Ali’s road to adulthood and leadership was difficult. His parents divorced when he was young, and Ali said that they weren’t able to provide the structure, love, care, understanding, and opportunities he needed as a child. At one point in his childhood, Ali’s mother kicked him out of the house, and he lived with his grandmother. “She taught me a lot of things, including the Qur’an,” he said.  During his childhood he lived with different groupings of his family in Florida, Tennessee, Ohio, and Maine, and then at age 15 he learned how to live, travel around on his own, and take care of himself – ‘how to make myself noodles, survive.’

His grandmother’s teachings were formative. “In my heart, religion saves me, keeps me grounded. It’s about character, how you respect and love people.”

Ali spent 18 difficult, life-shaping months of incarceration at Long Creek Youth Development Center beginning when he was 17, where he found that other juveniles in the system shared similar backgrounds. What he experienced while incarcerated convinced him that the current system of juvenile justice ‘further traumatizes black youth… it is punitive, and needs to be dismantled.’ He began looking into history, and reading. He decided he wanted to work with youth when he got out, and share his understanding that the problems of many incarcerated black youths result from a systemic issue, from forces that marginalize and defund.

“Once people have police records, they are discriminated against when they apply to college, or for jobs later on. Too often juveniles return to the system as adults,” he said.

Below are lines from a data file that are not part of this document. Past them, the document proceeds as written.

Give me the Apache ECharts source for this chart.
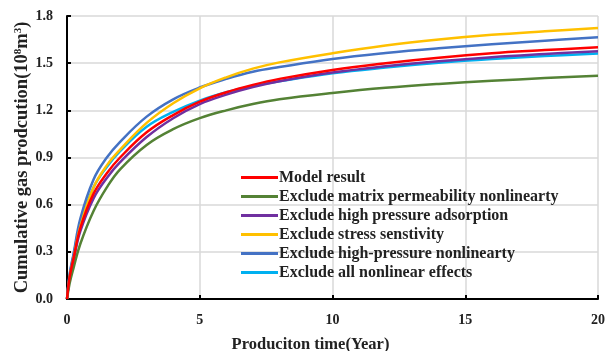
<!DOCTYPE html>
<html>
<head>
<meta charset="utf-8">
<script src="https://cdn.jsdelivr.net/npm/echarts@6/dist/echarts.min.js"></script>
<style>
html,body{margin:0;padding:0;background:#fff;}
#chart{width:606px;height:351px;}
</style>
</head>
<body>
<div id="chart"></div>
<script>
const years = [0, 0.1, 0.25, 0.5, 1, 1.5, 2, 3, 4, 5, 6, 7, 8, 10, 12, 14, 16, 18, 20];
const modelResult =      [0, 0.14, 0.26, 0.45, 0.67, 0.80, 0.90, 1.06, 1.17, 1.255, 1.315, 1.362, 1.40, 1.457, 1.50, 1.535, 1.563, 1.583, 1.602];
const exclMatrixPerm =   [0, 0.10, 0.20, 0.35, 0.56, 0.71, 0.825, 0.98, 1.08, 1.15, 1.20, 1.24, 1.27, 1.31, 1.343, 1.368, 1.388, 1.405, 1.42];
const exclAdsorption =   [0, 0.13, 0.25, 0.43, 0.64, 0.77, 0.87, 1.03, 1.15, 1.24, 1.30, 1.348, 1.385, 1.44, 1.48, 1.512, 1.538, 1.558, 1.576];
const exclStress =       [0, 0.14, 0.26, 0.46, 0.71, 0.85, 0.95, 1.12, 1.245, 1.34, 1.41, 1.465, 1.505, 1.563, 1.612, 1.65, 1.68, 1.703, 1.724];
const exclHighPressure = [0, 0.16, 0.29, 0.51, 0.76, 0.90, 1.00, 1.16, 1.27, 1.345, 1.40, 1.445, 1.475, 1.527, 1.565, 1.595, 1.62, 1.643, 1.665];
const exclAll =          [0, 0.15, 0.28, 0.48, 0.71, 0.84, 0.94, 1.095, 1.19, 1.262, 1.315, 1.355, 1.385, 1.436, 1.472, 1.502, 1.526, 1.545, 1.562];

const seriesNames = [
  'Model result',
  'Exclude matrix permeability nonlinearty',
  'Exclude high pressure adsorption',
  'Exclude stress senstivity',
  'Exclude high-pressure nonlinearty',
  'Exclude all nonlinear effects'
];
const seriesValues = [modelResult, exclMatrixPerm, exclAdsorption, exclStress, exclHighPressure, exclAll];
const colors = ['#FF0000', '#548235', '#7030A0', '#FFC000', '#4472C4', '#00B0F0'];
const xTicks = [0, 5, 10, 15, 20];
const yTicks = [0, 0.3, 0.6, 0.9, 1.2, 1.5, 1.8];

const font = '"Liberation Serif", "Times New Roman", serif';
const chart = echarts.init(document.getElementById('chart'));
const series = seriesNames.map((name, i) => ({
  name: name,
  type: 'line',
  smooth: 0.4,
  showSymbol: false,
  data: years.map((t, j) => [t, seriesValues[i][j]]),
  lineStyle: { width: 2.5, color: colors[i] },
  itemStyle: { color: colors[i] },
  z: 10 - i
}));

chart.setOption({
  animation: false,
  backgroundColor: '#fff',
  grid: { left: 67, right: 8, top: 16, bottom: 52, containLabel: false, outerBoundsMode: 'none' },
  legend: {
    orient: 'vertical',
    left: 236,
    top: 164,
    icon: 'rect',
    itemWidth: 37,
    itemHeight: 3,
    itemGap: 2,
    textStyle: { fontFamily: font, fontWeight: 'bold', fontSize: 16, lineHeight: 17, color: '#222', padding: [0, 0, 0, -4] },
    data: seriesNames
  },
  xAxis: {
    type: 'value',
    min: xTicks[0],
    max: xTicks[xTicks.length - 1],
    interval: 5,
    name: 'Produciton time(Year)',
    nameLocation: 'middle',
    nameGap: 37,
    nameMoveOverlap: false,
    nameTextStyle: { fontFamily: font, fontWeight: 'bold', fontSize: 16.5, color: '#222', padding: [0, 44, 0, 0] },
    axisLine: { show: true, lineStyle: { color: '#000', width: 2 } },
    axisTick: { show: true, inside: true, length: 4, lineStyle: { color: '#000', width: 2 } },
    axisLabel: { fontFamily: font, fontWeight: 'bold', fontSize: 14, color: '#222', margin: 14 },
    splitLine: { show: true, lineStyle: { color: '#d9d9d9', width: 1.5 } }
  },
  yAxis: {
    type: 'value',
    min: yTicks[0],
    max: yTicks[yTicks.length - 1],
    interval: 0.3,
    name: '{a|Cumulative gas prodcution(10}{s|8}{a|m}{s|3}{a|)}',
    nameLocation: 'middle',
    nameGap: 35,
    nameMoveOverlap: false,
    nameTextStyle: {
      rich: {
        a: { fontFamily: font, fontWeight: 'bold', fontSize: 18.5, color: '#222' },
        s: { fontFamily: font, fontWeight: 'bold', fontSize: 11, color: '#222', verticalAlign: 'top', padding: [0, 0, 7, 0] }
      }
    },
    axisLine: { show: true, lineStyle: { color: '#000', width: 2 } },
    axisTick: { show: true, inside: true, length: 4, lineStyle: { color: '#000', width: 2 } },
    axisLabel: { fontFamily: font, fontWeight: 'bold', fontSize: 14, color: '#222', margin: 14, formatter: v => v.toFixed(1) },
    splitLine: { show: true, lineStyle: { color: '#d9d9d9', width: 1.5 } }
  },
  series: series
});
</script>
</body>
</html>
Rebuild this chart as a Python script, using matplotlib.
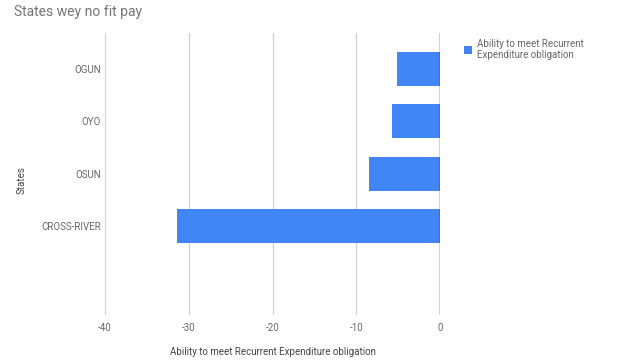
import matplotlib
matplotlib.use("Agg")
import matplotlib.pyplot as plt

states = ["OGUN", "OYO", "OSUN", "CROSS-RIVER"]
values = [-5.1, -5.7, -8.5, -31.4]
xticks = [-40, -30, -20, -10, 0]
series_name = "Ability to meet Recurrent\nExpenditure obligation"
xlabel = "Ability to meet Recurrent Expenditure obligation"

plt.rcParams['font.family'] = ['Roboto', 'DejaVu Sans']

fig = plt.figure(figsize=(6.4, 3.6), dpi=100)
ax = fig.add_axes([105/640, 1-315/360, (440-105)/640, (315-33)/360])

pos = list(range(len(states)))
ax.barh(pos, values, height=0.65, color="#4285F4", zorder=3, label=series_name)
ax.set_ylim(3 + 1.70, -0.69)
ax.set_xlim(-40, 0)
ax.set_xticks(xticks)
ax.set_xticklabels([str(t) for t in xticks])
ax.set_yticks(pos)
ax.set_yticklabels(states)
ax.tick_params(axis='both', length=0, labelsize=7, colors="#666666")
ax.tick_params(axis='x', pad=6)
ax.tick_params(axis='y', pad=3)
for s in ax.spines.values():
    s.set_visible(False)
ax.grid(axis='x', color="#d0d0d0", linewidth=0.9, zorder=0)
ax.axvline(0, color="#333333", linewidth=1.0, zorder=4)
ax.set_xlabel(xlabel, fontsize=7, color="#444444", labelpad=10)
ax.yaxis.set_label_coords(22/640, 185/360, transform=fig.transFigure)
ax.set_ylabel("States", fontsize=7, color="#444444", va="center")

fig.text(14/640, 1-12/360, "States wey no fit pay", fontsize=10, color="#757575", va="center", ha="left")

leg = ax.legend(loc="upper left", bbox_to_anchor=(455/640, 1-30/360), bbox_transform=fig.transFigure,
                frameon=False, fontsize=7, handlelength=0.8, handleheight=0.8, handletextpad=0.6,
                labelcolor="#666666")

fig.savefig("out.png", dpi=100)
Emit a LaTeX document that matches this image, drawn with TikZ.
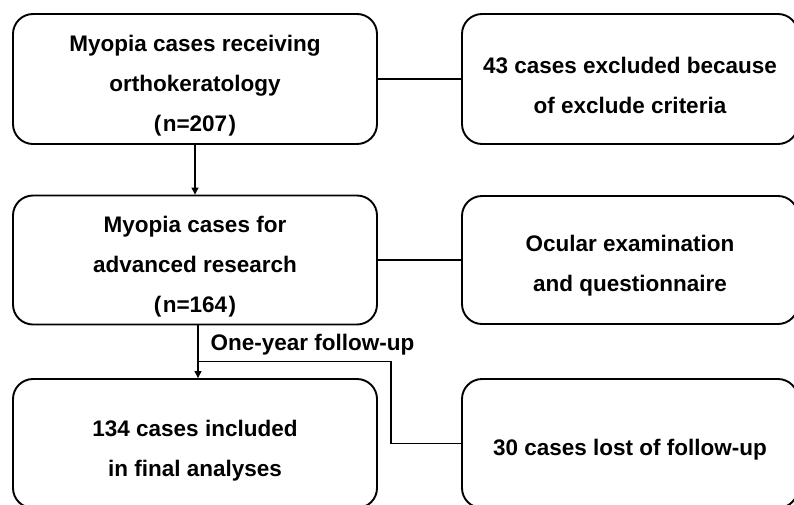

While at Long Creek, Ali earned his GED (he was arrested during the last week of his junior year of high school), and started college at Southern Maine Community College, which he attended for two semesters, earning a 3.9 GPA. He also volunteered to participate in theater with Maine Inside Out, a nonprofit organization that helps incarcerated youth tell their stories through theater. ‘It was the first time people really listened to me,’ Ali said.

After his release, Ali attended Columbus State Community College, returned to SMCC for more coursework, and in 2019 started work with Maine Youth Justice, where he now works full-time helping youth and campaigning to close down the Long Creek Youth Development Center and dismantle the juvenile justice system. Ali would like to see the $18 million/year Maine spends on the facility reinvested in programs to help troubled kids heal and find the social supports they need so they can recover and thrive, instead of returning to prison as adults. At the moment there are  between 25-30 youth left in the facility – when Ali was there in 2012 there were 250-300 kids incarcerated with him.

In addition to his work with Maine Youth Justice, Ali works with the Young People’s Caucus, and is a fellow of the Civic and Community Engagement program led by Pious Ali at University of Southern Maine, intended to develop leadership capacity among members of Maine’s immigrant, or ethnic or racial minority young adult population. Ali is also pursuing a Bachelor’s degree in Leadership Studies at University of Southern Maine – and he is a poet.

“I love my poetry. My poetry helped build me. My poetry is pain. Sometimes my poetry is healing. Sometimes my poetry shares facts. I have about 50 or 60 poems at this point,” he said, adding, “I can’t do one thing – I like doing lots of things at once!”

When asked to comment on the current moment, Ali said, “There has been an invisible chain imprisoning us for 400+ years. We push through again and again, only to be stepped on and chained all over again. This time, I want it to end. To have all the people that look like me, brown and black people, remove the chains that have controlled us. And I think it’s the necessary time for white people in solidarity to not only support us – but to push us forward. Only with that, will true equity be fulfilled.”